14. Integrated Assessment for Identifying Climate Finance Needs for Loss and Damage: A Critical Review

Economic IAMs are a widely used class of models that explore the economic consequences of different growth paths in the presence of climate change with the objective of maximising social welfare (measured by GDP) over a specific time horizon (Ortiz and Markandya 2009). Several IAMs have been used in this field, with differences that are in part a matter of subjectivity in the modelling design.² The IAMs tend to be quite aggregated, with a single measure of output (GDP), which increases over time through capital investment, population growth and technical change. In the model set-up, GDP is reduced as a result of losses or damages caused by climate change. These damages are included through functions that link damages in monetary terms to climate variables such as temperature or precipitation (typically temperature is the variable most commonly used). These functions and monetary damage estimates then feed into the model set-up to calculate the impact of the damages on economic output and growth, globally and for given world regions. Overall, the IAMs select levels of the control variables so as to maximise the discounted present value of welfare (usually represented by GDP or an adjusted version of GDP) over the chosen time horizon (usually 2100 or beyond). The key control variable has been the level of mitigation, but more recently adaptation has been added (the level of adaptation expenditures, which reduce climate-related damages). Levels of the control variables are selected as part of a dynamic welfare maximising exercise (generally in 10 year time steps and often until the year 2100) based on a trade-off between the costs climate change imposes and the reduction it makes to climate-related damages: as long as adaptation costs are smaller than damages avoided, climate change damages are reduced. The damages remaining after the adaptation has taken place are referred to as residual damages.
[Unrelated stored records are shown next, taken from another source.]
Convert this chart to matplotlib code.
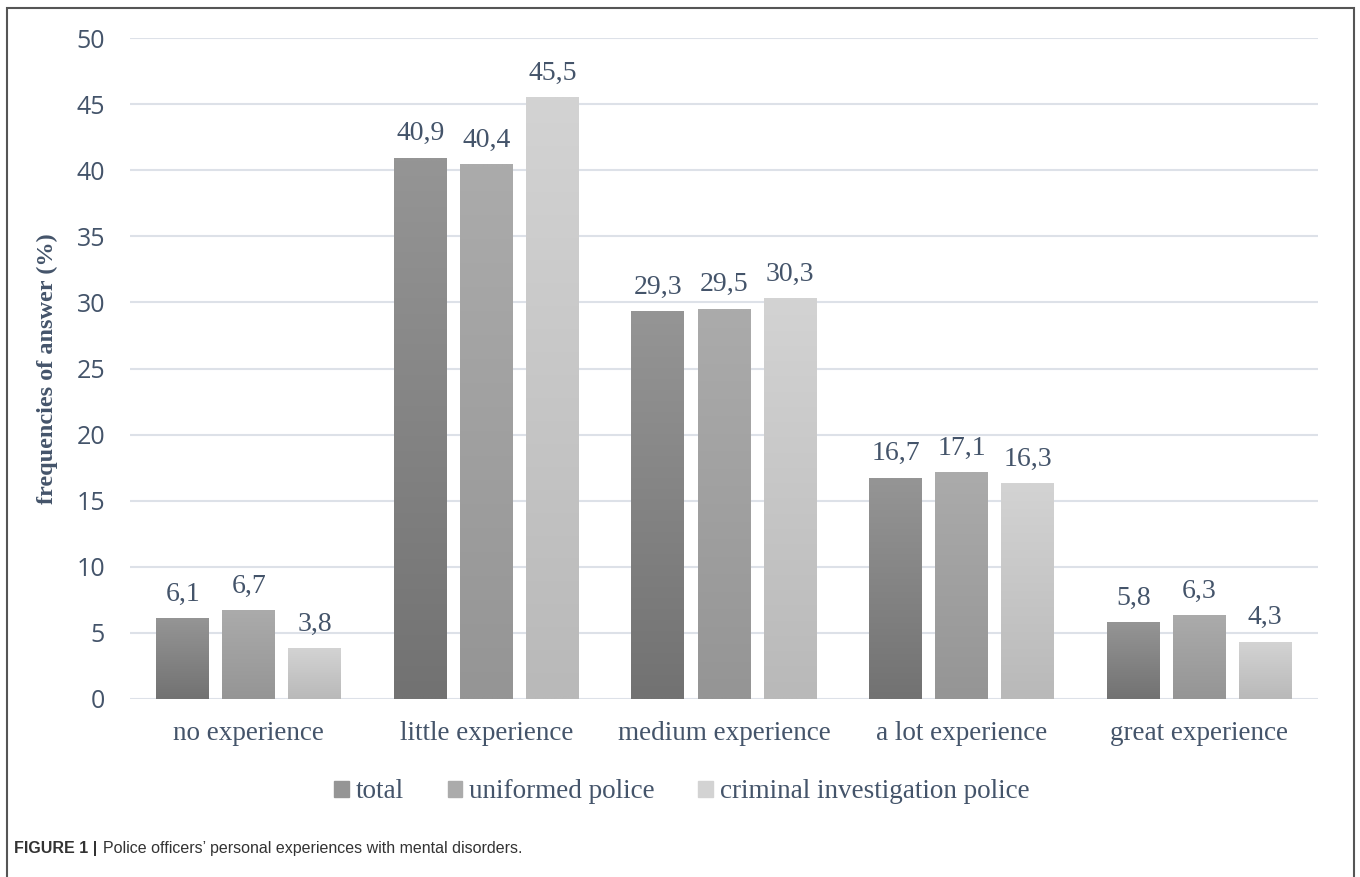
import matplotlib.pyplot as plt
import matplotlib.patches as mpatches
import numpy as np

categories = ['no experience', 'little experience', 'medium experience',
              'a lot experience', 'great experience']
series = ['total', 'uniformed police', 'criminal investigation police']
total = [6.1, 40.9, 29.3, 16.7, 5.8]
uniformed = [6.7, 40.4, 29.5, 17.1, 6.3]
criminal = [3.8, 45.5, 30.3, 16.3, 4.3]
values = [total, uniformed, criminal]

# (top colour, bottom colour) for each series gradient
grads = [('#959595', '#727272'), ('#ababab', '#959595'), ('#d3d3d3', '#b9b9b9')]
txt = '#44546a'

fig = plt.figure(figsize=(13.6, 8.77), dpi=100)
ax = fig.add_axes([130/1360, 1 - 699/877, 1188/1360, 661/877])

x = np.arange(len(categories))
w = 0.223
step = 0.278

for i, (vals, (c_top, c_bot)) in enumerate(zip(values, grads)):
    top = np.array(plt.matplotlib.colors.to_rgb(c_top))
    bot = np.array(plt.matplotlib.colors.to_rgb(c_bot))
    g = np.linspace(0, 1, 100)[:, None]
    img = (top * (1 - g) + bot * g)[:, None, :]
    for j, v in enumerate(vals):
        xc = x[j] + (i - 1) * step
        ax.bar(xc, v, w, color=c_bot, zorder=2)
        ax.imshow(img, extent=[xc - w/2, xc + w/2, 0, v], aspect='auto', zorder=3,
                  interpolation='bilinear')
        ax.text(xc, v + 0.9, f'{v:.1f}'.replace('.', ','), ha='center', va='bottom',
                family='Liberation Serif', fontsize=20, color=txt, zorder=4)

ax.set_xlim(-0.5, len(categories) - 0.5)
ax.set_ylim(0, 50)
ax.set_yticks(range(0, 51, 5))
ax.set_yticklabels([str(t) for t in range(0, 51, 5)], family='Open Sans',
                   fontsize=18, color=txt)
ax.set_xticks(x)
ax.set_xticklabels(categories, family='Liberation Serif', fontsize=19.5, color=txt)
ax.tick_params(axis='y', length=0, pad=18)
ax.tick_params(axis='x', length=0, pad=16)
ax.grid(axis='y', color='#dde1e8', linewidth=1.5, zorder=0)
ax.set_axisbelow(True)
for s in ax.spines.values():
    s.set_visible(False)

ax.set_ylabel('frequencies of answer (%)', family='Liberation Serif', fontsize=17.5,
              fontweight='bold', color=txt)
ax.yaxis.set_label_coords(-72/1188, 0.5)

handles = [mpatches.Patch(color=g[0], label=s) for s, g in zip(series, grads)]
leg = fig.legend(handles=handles, loc='center', bbox_to_anchor=(682/1360, 1 - 792/877),
                 ncol=3, frameon=False, handlelength=0.55, handleheight=0.55,
                 handletextpad=0.25, columnspacing=1.6,
                 prop={'family': 'Liberation Serif', 'size': 19.5})
for t in leg.get_texts():
    t.set_color(txt)

# outer frame
fig.patches.append(mpatches.Rectangle((7/1360, -0.05), 1347/1360, 1.05 - 8/877,
                                      transform=fig.transFigure, fill=False,
                                      edgecolor='#555555', linewidth=1.5))

fig.text(14/1360, 1 - 848/877, 'FIGURE 1 |', family='Liberation Sans', fontweight='bold',
         fontsize=11.5, color='#333333', va='center')
fig.text(103/1360, 1 - 848/877, 'Police officers\u2019 personal experiences with mental disorders.',
         family='Liberation Sans', fontsize=11.5, color='#333333', va='center')

fig.savefig('out.png', dpi=100)
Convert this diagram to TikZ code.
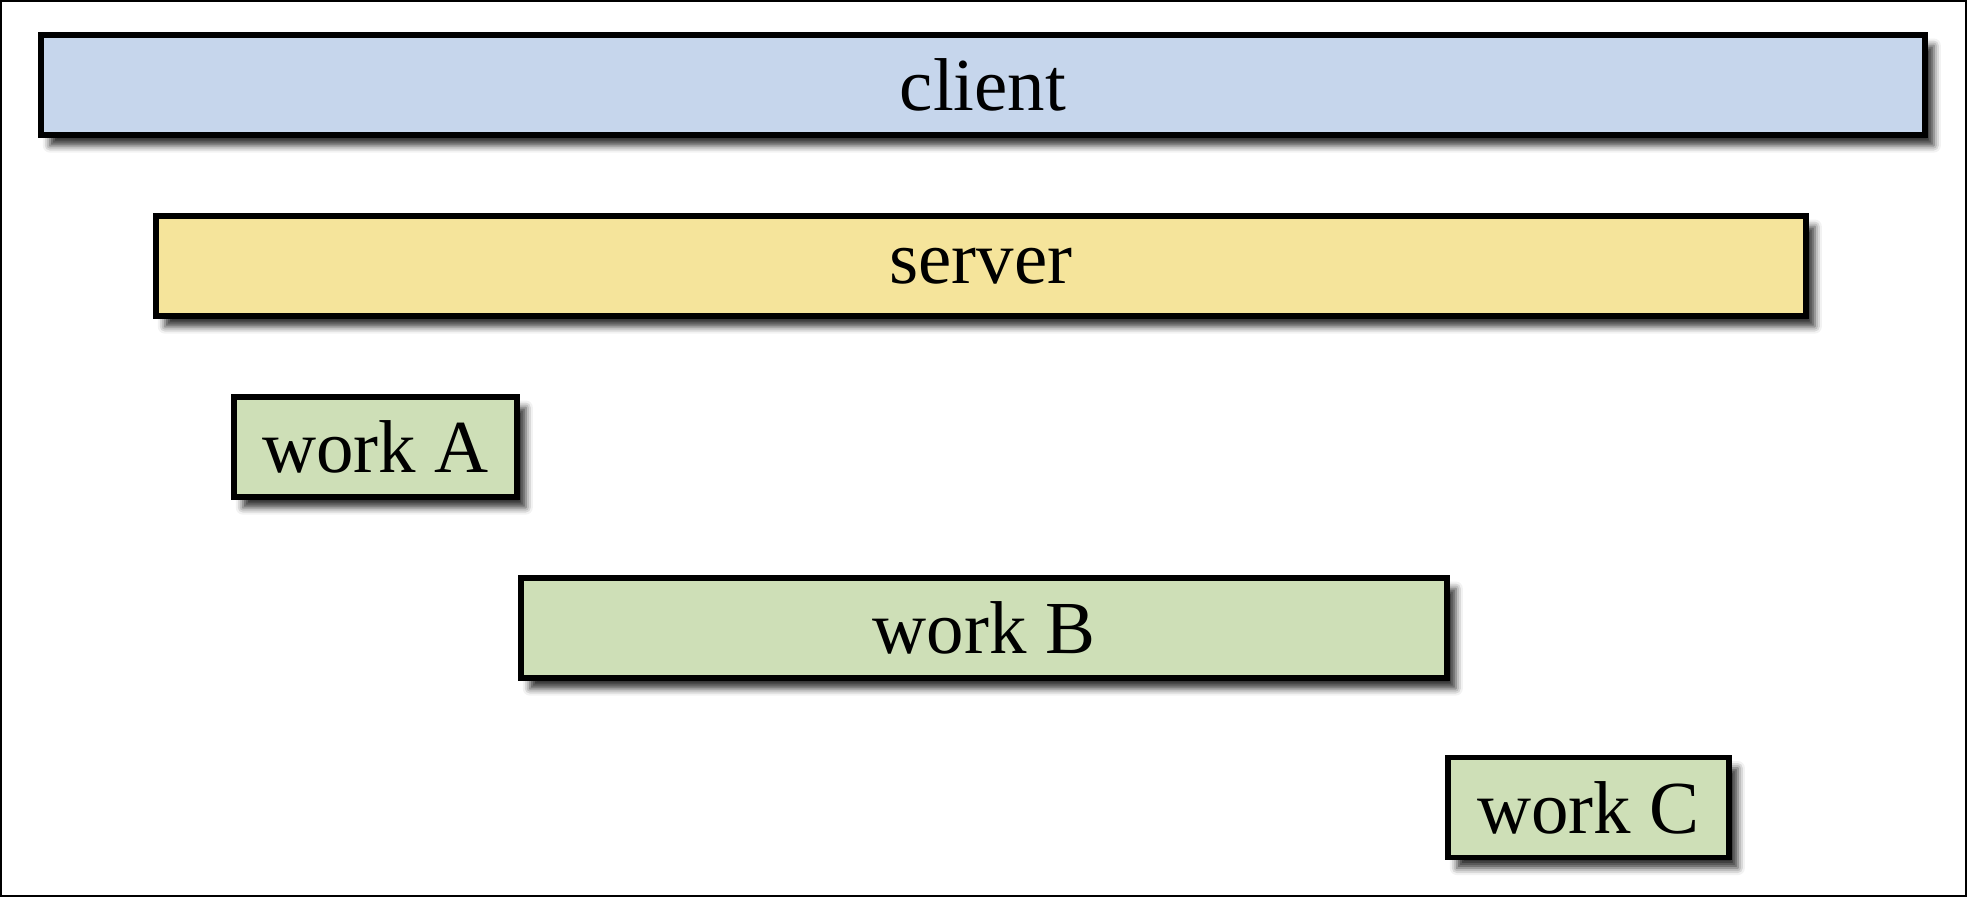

Figure 14.1 is a guide to understanding the links between total climate damages, expenditures on adaptation and residual damages. The vertical axis represents the value of damages in monetary terms. They can be thought of as damages in a single period or the present value of damages over the planning horizon. In the latter case additional issues arise about interpretation, which we discuss later. OD is the value of these damages in the absence of any adaptation.

The horizontal axis measures total expenditure on adaptation, again either in a single period or as the present value over the planning horizon. The curve DA gives the damages corresponding to different levels of adaptation expenditure. It is convex to the origin because initial expenditures on adaptation yield greater reductions in damages than subsequent expenditures. As adaptation expenditure increases each unit generates less reduction than the unit before. It is also important to note that the curve starts with a slope of greater than one in absolute terms. This means that each million dollars spent on adaptation generates a reduction in damages for more than one million dollars. That is another way of saying that investment in adaptation, at least initially, has a cost that is less than the benefit.

The optimal level of adaptation expenditure is given by the distance OB, where the slope of the adaptation curve is equal to -1. Further expenditure would have a cost greater than the reduction in damages, while less reduction on adaptation would not fully exploit the potential net benefits to be gained.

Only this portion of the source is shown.